╭─ Extracted data

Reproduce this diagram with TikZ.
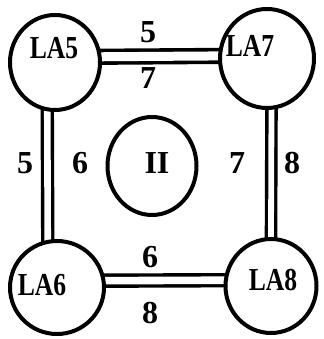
\documentclass[tikz,border=0pt]{standalone}
\usepackage{fontspec}
\setmainfont{Liberation Serif}
\usetikzlibrary{shapes.geometric}
\pgfdeclarelayer{bg}
\pgfsetlayers{bg,main}
\begin{document}
\begin{tikzpicture}[x=1pt,y=1pt,
  ring/.style={ellipse,draw,line width=4pt,fill=white,inner sep=0pt},
  lbl/.style={font=\fontsize{32}{32}\selectfont\bfseries,inner sep=0pt},
  nm/.style={lbl,xscale=0.8},
  dbl/.style={draw,line width=3.4pt,double=white,double distance=7pt,shorten <=-7pt,shorten >=-7pt}]
\useasboundingbox (0,0) rectangle (323,339);
% rings
\node[ring,minimum width=90pt,minimum height=95pt] (LA5) at (55,276.5) {};
\node[ring,minimum width=94pt,minimum height=99pt] (LA7) at (267,280.5) {};
\node[ring,minimum width=94pt,minimum height=93pt] (LA6) at (57,51.5) {};
\node[ring,minimum width=91pt,minimum height=94pt] (LA8) at (271,53) {};
\node[ring,minimum width=89pt,minimum height=98pt] (II) at (152,173) {};
% ring texts
\node[nm] (LA5t) at (54,291) {LA5};
\node[nm] (LA7t) at (250,293) {LA7};
\node[nm] (LA6t) at (42,54) {LA6};
\node[nm] (LA8t) at (273,58.5) {LA8};
\node[lbl] (IIt) at (157,176) {II};
% connectors
\begin{pgfonlayer}{bg}
\draw[dbl,line width=3.6pt,double distance=9pt] (LA5.7) -- (LA7.177.6);
\draw[dbl,double distance=6.6pt] (LA5.261.5) -- (LA6.101);
\draw[dbl,double distance=5.8pt] (LA7.275.2) -- (LA8.90);
\draw[dbl,double distance=7.6pt] (LA6.8.5) -- (LA8.173.3);
\end{pgfonlayer}
% edge labels
\node[lbl] (t5) at (148,307) {5};
\node[lbl] (t7) at (148,261) {7};
\node[lbl] (l5) at (25,176) {5};
\node[lbl] (l6) at (80,176) {6};
\node[lbl] (r7) at (237,176) {7};
\node[lbl] (r8) at (292,176) {8};
\node[lbl] (b6) at (150,82) {6};
\node[lbl] (b8) at (150,26) {8};
\end{tikzpicture}
\end{document}
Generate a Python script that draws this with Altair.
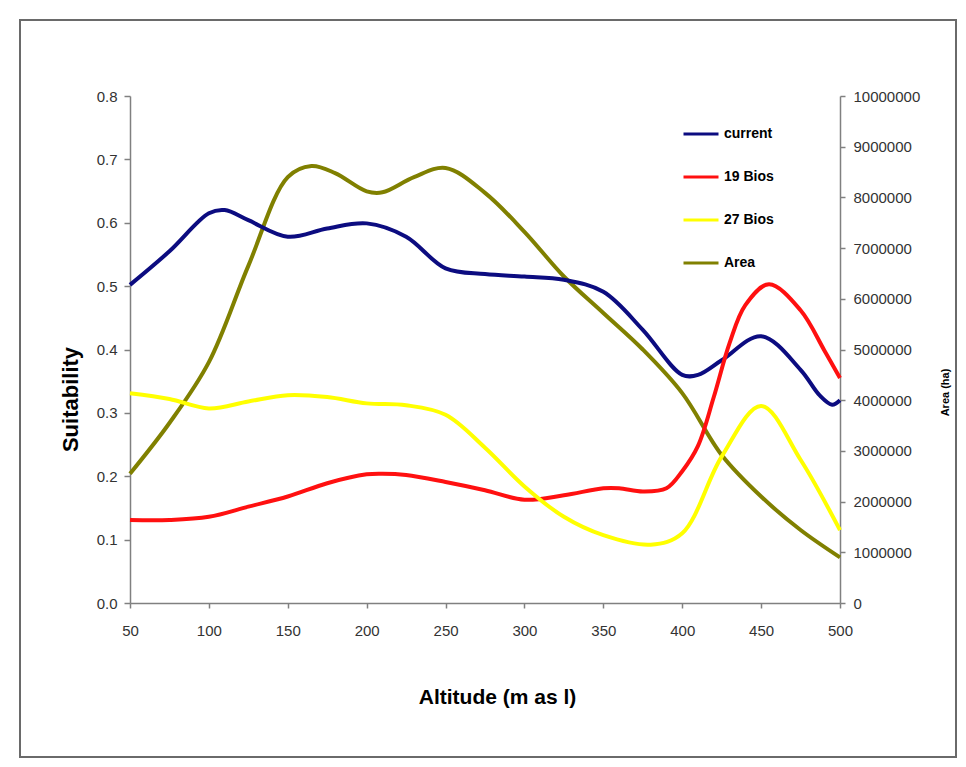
import altair as alt
import pandas as pd

# ---- data ----
series_names = ["current", "19 Bios", "27 Bios", "Area"]
series_colors = ["#0c0c80", "#ff1010", "#ffff00", "#808000"]

x_ticks = [50, 100, 150, 200, 250, 300, 350, 400, 450, 500]
y_ticks = [0.0, 0.1, 0.2, 0.3, 0.4, 0.5, 0.6, 0.7, 0.8]
area_ticks = [0, 1000000, 2000000, 3000000, 4000000, 5000000,
              6000000, 7000000, 8000000, 9000000, 10000000]

alt_current = [50, 75, 100, 110, 125, 150, 175, 200, 225, 250, 275, 300,
               325, 350, 375, 400, 410, 425, 450, 475, 487, 495, 500]
current = [0.502, 0.555, 0.615, 0.620, 0.604, 0.578, 0.591, 0.599, 0.578,
           0.528, 0.519, 0.515, 0.510, 0.491, 0.431, 0.360, 0.360, 0.383,
           0.421, 0.368, 0.328, 0.313, 0.320]

alt_19 = [50, 75, 100, 125, 150, 175, 200, 210, 225, 250, 275, 300, 325,
          350, 360, 375, 390, 400, 410, 420, 430, 440, 455, 475, 490, 500]
bios19 = [0.131, 0.131, 0.136, 0.152, 0.168, 0.189, 0.203, 0.204, 0.202,
          0.191, 0.178, 0.163, 0.170, 0.181, 0.181, 0.176, 0.181, 0.208,
          0.248, 0.325, 0.410, 0.470, 0.503, 0.462, 0.399, 0.355]

alt_27 = [50, 75, 100, 125, 150, 175, 200, 225, 250, 275, 300, 325, 350,
          380, 400, 425, 450, 475, 500]
bios27 = [0.331, 0.322, 0.307, 0.318, 0.328, 0.325, 0.315, 0.312, 0.297,
          0.245, 0.184, 0.136, 0.107, 0.092, 0.110, 0.231, 0.311, 0.226,
          0.115]

alt_area = [50, 75, 100, 125, 150, 165, 180, 200, 210, 230, 250, 275, 300,
            325, 350, 375, 400, 425, 450, 475, 500]
area = [2550000, 3550000, 4750000, 6650000, 8400000, 8620000, 8480000,
        8120000, 8100000, 8400000, 8580000, 8090000, 7320000, 6440000,
        5720000, 5000000, 4140000, 2920000, 2100000, 1440000, 900000]

suit_df = pd.concat([
    pd.DataFrame({"Altitude": alt_current, "Value": current, "Series": "current"}),
    pd.DataFrame({"Altitude": alt_19, "Value": bios19, "Series": "19 Bios"}),
    pd.DataFrame({"Altitude": alt_27, "Value": bios27, "Series": "27 Bios"}),
], ignore_index=True)
area_df = pd.DataFrame({"Altitude": alt_area, "Value": area, "Series": "Area"})

FONT = "Liberation Sans"

color_scale = alt.Scale(domain=series_names, range=series_colors)
legend = alt.Legend(
    title=None, orient="none", legendX=552, legendY=19, padding=0,
    symbolType="stroke", symbolSize=1225, symbolStrokeWidth=3,
    labelFont=FONT, labelFontSize=14, labelFontWeight="bold",
    labelColor="#000000", labelOffset=4, rowPadding=17,
)

x_enc = alt.X(
    "Altitude:Q",
    scale=alt.Scale(domain=[50, 500], nice=False, zero=False),
    axis=alt.Axis(values=x_ticks, title="Altitude (m as l)", format="d",
                  titleFontSize=21, titleX=367, titleY=94,
                  titleBaseline="middle", titleAlign="center",
                  tickSize=5, labelPadding=15, labelFlush=False),
)

suit = alt.Chart(suit_df).mark_line(interpolate="catmull-rom", strokeWidth=4).encode(
    x=x_enc,
    y=alt.Y("Value:Q", scale=alt.Scale(domain=[0, 0.8], nice=False),
            axis=alt.Axis(values=y_ticks, format=".1f", title="Suitability",
                          titleFontSize=22, titleX=-60, titleY=303,
                          titleAngle=270, titleAlign="center",
                          titleBaseline="middle", tickSize=6, labelPadding=7,
                          labelFlush=False)),
    color=alt.Color("Series:N", scale=color_scale, sort=series_names, legend=legend),
)

area_line = alt.Chart(area_df).mark_line(interpolate="catmull-rom", strokeWidth=4).encode(
    x=x_enc,
    y=alt.Y("Value:Q", scale=alt.Scale(domain=[0, 10000000], nice=False),
            axis=alt.Axis(orient="right", values=area_ticks, format="d",
                          title="Area (ha)", titleFontSize=11,
                          titleX=105, titleY=296, titleAngle=270,
                          titleAlign="center", titleBaseline="middle",
                          tickSize=5, labelPadding=8, labelFlush=False)),
    color=alt.Color("Series:N", scale=color_scale, sort=series_names, legend=legend),
)

frame = alt.Chart(pd.DataFrame({"k": [0]})).mark_rect(
    fill="transparent", stroke="#6a6a6a", strokeWidth=2
).encode(x=alt.value(-110), x2=alt.value(826), y=alt.value(-76), y2=alt.value(661))

chart = alt.layer(frame, area_line, suit).resolve_scale(y="independent").properties(
    width=710, height=507,
    padding={"left": 122, "top": 88, "right": 118, "bottom": 156},
    autosize=alt.AutoSizeParams(type="none"),
    background="white",
).configure_view(stroke=None).configure_axis(
    grid=False, domainColor="#808080", domainWidth=1.5,
    tickColor="#808080", tickWidth=1.5,
    labelFont=FONT, labelFontSize=15, labelColor="#333333",
    titleFont=FONT, titleFontWeight="bold", titleColor="#000000",
)

chart.save("out.html", embed_options={"renderer": "svg", "actions": False})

╰─

_What is asked_
Skip every picture and return the lines above from the top through the one that contains "6000000, 7000000, 8000000, 9000000, 10000000]".

_Answer to the problem_
Reproduce this diagram with TikZ.
\documentclass[tikz,border=0pt]{standalone}
\usepackage{fontspec}
\setmainfont{Liberation Serif}
\usetikzlibrary{shapes.geometric}
\pgfdeclarelayer{bg}
\pgfsetlayers{bg,main}
\begin{document}
\begin{tikzpicture}[x=1pt,y=1pt,
  ring/.style={ellipse,draw,line width=4pt,fill=white,inner sep=0pt},
  lbl/.style={font=\fontsize{32}{32}\selectfont\bfseries,inner sep=0pt},
  nm/.style={lbl,xscale=0.8},
  dbl/.style={draw,line width=3.4pt,double=white,double distance=7pt,shorten <=-7pt,shorten >=-7pt}]
\useasboundingbox (0,0) rectangle (323,339);
% rings
\node[ring,minimum width=90pt,minimum height=95pt] (LA5) at (55,276.5) {};
\node[ring,minimum width=94pt,minimum height=99pt] (LA7) at (267,280.5) {};
\node[ring,minimum width=94pt,minimum height=93pt] (LA6) at (57,51.5) {};
\node[ring,minimum width=91pt,minimum height=94pt] (LA8) at (271,53) {};
\node[ring,minimum width=89pt,minimum height=98pt] (II) at (152,173) {};
% ring texts
\node[nm] (LA5t) at (54,291) {LA5};
\node[nm] (LA7t) at (250,293) {LA7};
\node[nm] (LA6t) at (42,54) {LA6};
\node[nm] (LA8t) at (273,58.5) {LA8};
\node[lbl] (IIt) at (157,176) {II};
% connectors
\begin{pgfonlayer}{bg}
\draw[dbl,line width=3.6pt,double distance=9pt] (LA5.7) -- (LA7.177.6);
\draw[dbl,double distance=6.6pt] (LA5.261.5) -- (LA6.101);
\draw[dbl,double distance=5.8pt] (LA7.275.2) -- (LA8.90);
\draw[dbl,double distance=7.6pt] (LA6.8.5) -- (LA8.173.3);
\end{pgfonlayer}
% edge labels
\node[lbl] (t5) at (148,307) {5};
\node[lbl] (t7) at (148,261) {7};
\node[lbl] (l5) at (25,176) {5};
\node[lbl] (l6) at (80,176) {6};
\node[lbl] (r7) at (237,176) {7};
\node[lbl] (r8) at (292,176) {8};
\node[lbl] (b6) at (150,82) {6};
\node[lbl] (b8) at (150,26) {8};
\end{tikzpicture}
\end{document}
Generate a Python script that draws this with Altair.
import altair as alt
import pandas as pd

# ---- data ----
series_names = ["current", "19 Bios", "27 Bios", "Area"]
series_colors = ["#0c0c80", "#ff1010", "#ffff00", "#808000"]

x_ticks = [50, 100, 150, 200, 250, 300, 350, 400, 450, 500]
y_ticks = [0.0, 0.1, 0.2, 0.3, 0.4, 0.5, 0.6, 0.7, 0.8]
area_ticks = [0, 1000000, 2000000, 3000000, 4000000, 5000000,
              6000000, 7000000, 8000000, 9000000, 10000000]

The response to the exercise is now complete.